EXERCISE BRIEF |
Copy out the listing that follows exactly, dropping every picture.

"""

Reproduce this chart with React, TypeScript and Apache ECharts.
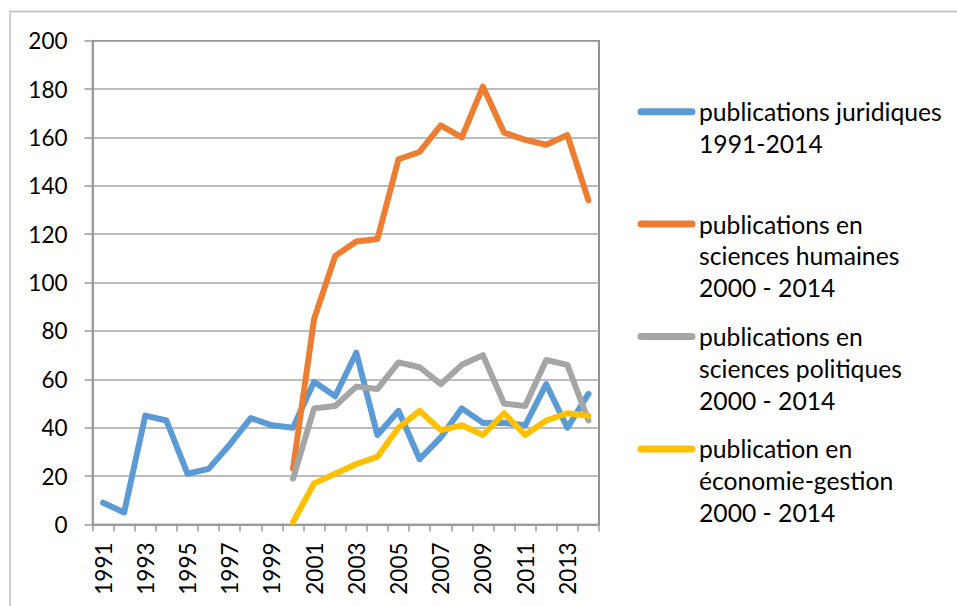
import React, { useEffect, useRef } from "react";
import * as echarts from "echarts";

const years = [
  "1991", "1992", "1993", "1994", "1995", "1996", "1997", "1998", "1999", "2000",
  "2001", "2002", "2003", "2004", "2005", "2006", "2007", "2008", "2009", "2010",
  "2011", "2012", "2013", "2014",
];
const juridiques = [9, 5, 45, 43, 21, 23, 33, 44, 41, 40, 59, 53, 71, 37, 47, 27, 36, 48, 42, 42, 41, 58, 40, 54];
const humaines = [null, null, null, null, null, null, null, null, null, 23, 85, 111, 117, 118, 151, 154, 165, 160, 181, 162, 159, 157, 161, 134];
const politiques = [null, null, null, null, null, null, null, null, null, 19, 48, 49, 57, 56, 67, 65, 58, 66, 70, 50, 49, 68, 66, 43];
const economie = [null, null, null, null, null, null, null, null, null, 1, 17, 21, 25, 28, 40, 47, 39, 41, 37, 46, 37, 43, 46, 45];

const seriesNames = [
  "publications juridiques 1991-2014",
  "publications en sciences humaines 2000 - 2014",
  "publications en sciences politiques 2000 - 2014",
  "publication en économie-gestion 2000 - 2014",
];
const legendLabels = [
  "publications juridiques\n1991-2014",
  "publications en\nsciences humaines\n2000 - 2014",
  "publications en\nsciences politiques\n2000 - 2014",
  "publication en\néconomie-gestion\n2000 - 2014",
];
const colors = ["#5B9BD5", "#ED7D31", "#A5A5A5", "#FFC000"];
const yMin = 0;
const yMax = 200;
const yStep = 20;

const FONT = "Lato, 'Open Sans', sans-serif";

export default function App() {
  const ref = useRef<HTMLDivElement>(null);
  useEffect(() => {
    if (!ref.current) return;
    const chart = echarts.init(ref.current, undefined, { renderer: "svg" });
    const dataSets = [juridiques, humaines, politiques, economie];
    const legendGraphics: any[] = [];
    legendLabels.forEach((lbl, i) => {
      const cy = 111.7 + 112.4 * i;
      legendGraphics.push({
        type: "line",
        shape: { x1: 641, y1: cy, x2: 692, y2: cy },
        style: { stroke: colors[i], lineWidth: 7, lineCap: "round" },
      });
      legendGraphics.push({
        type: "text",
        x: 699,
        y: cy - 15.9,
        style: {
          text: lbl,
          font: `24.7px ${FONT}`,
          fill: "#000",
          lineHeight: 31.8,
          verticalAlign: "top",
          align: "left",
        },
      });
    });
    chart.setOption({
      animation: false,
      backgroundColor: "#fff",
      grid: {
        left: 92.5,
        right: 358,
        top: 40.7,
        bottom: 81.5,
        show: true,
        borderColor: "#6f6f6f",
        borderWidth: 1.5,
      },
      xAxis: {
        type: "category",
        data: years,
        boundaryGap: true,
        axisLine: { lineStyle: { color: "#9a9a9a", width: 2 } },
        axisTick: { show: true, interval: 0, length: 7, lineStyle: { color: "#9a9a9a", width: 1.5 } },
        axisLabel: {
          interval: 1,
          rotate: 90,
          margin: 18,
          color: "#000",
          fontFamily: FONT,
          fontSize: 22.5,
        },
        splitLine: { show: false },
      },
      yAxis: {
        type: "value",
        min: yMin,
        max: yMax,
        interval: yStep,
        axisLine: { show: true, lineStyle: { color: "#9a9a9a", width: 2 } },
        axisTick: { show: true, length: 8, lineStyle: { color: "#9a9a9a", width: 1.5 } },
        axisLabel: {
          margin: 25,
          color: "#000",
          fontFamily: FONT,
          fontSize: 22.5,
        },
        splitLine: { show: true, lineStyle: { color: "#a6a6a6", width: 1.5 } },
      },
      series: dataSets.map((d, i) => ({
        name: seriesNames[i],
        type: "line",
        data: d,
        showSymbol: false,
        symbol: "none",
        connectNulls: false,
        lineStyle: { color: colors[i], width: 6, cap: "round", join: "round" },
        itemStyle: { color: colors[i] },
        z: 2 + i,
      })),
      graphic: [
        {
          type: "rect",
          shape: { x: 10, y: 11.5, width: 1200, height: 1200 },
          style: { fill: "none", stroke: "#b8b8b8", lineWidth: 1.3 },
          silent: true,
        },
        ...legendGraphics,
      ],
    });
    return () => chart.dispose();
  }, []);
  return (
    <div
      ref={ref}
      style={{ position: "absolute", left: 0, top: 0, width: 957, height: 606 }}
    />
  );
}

"""

FULL SOLUTION |
Reproduce this chart with React, TypeScript and Apache ECharts.
import React, { useEffect, useRef } from "react";
import * as echarts from "echarts";

const years = [
  "1991", "1992", "1993", "1994", "1995", "1996", "1997", "1998", "1999", "2000",
  "2001", "2002", "2003", "2004", "2005", "2006", "2007", "2008", "2009", "2010",
  "2011", "2012", "2013", "2014",
];
const juridiques = [9, 5, 45, 43, 21, 23, 33, 44, 41, 40, 59, 53, 71, 37, 47, 27, 36, 48, 42, 42, 41, 58, 40, 54];
const humaines = [null, null, null, null, null, null, null, null, null, 23, 85, 111, 117, 118, 151, 154, 165, 160, 181, 162, 159, 157, 161, 134];
const politiques = [null, null, null, null, null, null, null, null, null, 19, 48, 49, 57, 56, 67, 65, 58, 66, 70, 50, 49, 68, 66, 43];
const economie = [null, null, null, null, null, null, null, null, null, 1, 17, 21, 25, 28, 40, 47, 39, 41, 37, 46, 37, 43, 46, 45];

const seriesNames = [
  "publications juridiques 1991-2014",
  "publications en sciences humaines 2000 - 2014",
  "publications en sciences politiques 2000 - 2014",
  "publication en économie-gestion 2000 - 2014",
];
const legendLabels = [
  "publications juridiques\n1991-2014",
  "publications en\nsciences humaines\n2000 - 2014",
  "publications en\nsciences politiques\n2000 - 2014",
  "publication en\néconomie-gestion\n2000 - 2014",
];
const colors = ["#5B9BD5", "#ED7D31", "#A5A5A5", "#FFC000"];
const yMin = 0;
const yMax = 200;
const yStep = 20;

const FONT = "Lato, 'Open Sans', sans-serif";

export default function App() {
  const ref = useRef<HTMLDivElement>(null);
  useEffect(() => {
    if (!ref.current) return;
    const chart = echarts.init(ref.current, undefined, { renderer: "svg" });
    const dataSets = [juridiques, humaines, politiques, economie];
    const legendGraphics: any[] = [];
    legendLabels.forEach((lbl, i) => {
      const cy = 111.7 + 112.4 * i;
      legendGraphics.push({
        type: "line",
        shape: { x1: 641, y1: cy, x2: 692, y2: cy },
        style: { stroke: colors[i], lineWidth: 7, lineCap: "round" },
      });
      legendGraphics.push({
        type: "text",
        x: 699,
        y: cy - 15.9,
        style: {
          text: lbl,
          font: `24.7px ${FONT}`,
          fill: "#000",
          lineHeight: 31.8,
          verticalAlign: "top",
          align: "left",
        },
      });
    });
    chart.setOption({
      animation: false,
      backgroundColor: "#fff",
      grid: {
        left: 92.5,
        right: 358,
        top: 40.7,
        bottom: 81.5,
        show: true,
        borderColor: "#6f6f6f",
        borderWidth: 1.5,
      },
      xAxis: {
        type: "category",
        data: years,
        boundaryGap: true,
        axisLine: { lineStyle: { color: "#9a9a9a", width: 2 } },
        axisTick: { show: true, interval: 0, length: 7, lineStyle: { color: "#9a9a9a", width: 1.5 } },
        axisLabel: {
          interval: 1,
          rotate: 90,
          margin: 18,
          color: "#000",
          fontFamily: FONT,
          fontSize: 22.5,
        },
        splitLine: { show: false },
      },
      yAxis: {
        type: "value",
        min: yMin,
        max: yMax,
        interval: yStep,
        axisLine: { show: true, lineStyle: { color: "#9a9a9a", width: 2 } },
        axisTick: { show: true, length: 8, lineStyle: { color: "#9a9a9a", width: 1.5 } },
        axisLabel: {
          margin: 25,
          color: "#000",
          fontFamily: FONT,
          fontSize: 22.5,
        },
        splitLine: { show: true, lineStyle: { color: "#a6a6a6", width: 1.5 } },
      },
      series: dataSets.map((d, i) => ({
        name: seriesNames[i],
        type: "line",
        data: d,
        showSymbol: false,
        symbol: "none",
        connectNulls: false,
        lineStyle: { color: colors[i], width: 6, cap: "round", join: "round" },
        itemStyle: { color: colors[i] },
        z: 2 + i,
      })),
      graphic: [
        {
          type: "rect",
          shape: { x: 10, y: 11.5, width: 1200, height: 1200 },
          style: { fill: "none", stroke: "#b8b8b8", lineWidth: 1.3 },
          silent: true,
        },
        ...legendGraphics,
      ],
    });
    return () => chart.dispose();
  }, []);
  return (
    <div
      ref={ref}
      style={{ position: "absolute", left: 0, top: 0, width: 957, height: 606 }}
    />
  );
}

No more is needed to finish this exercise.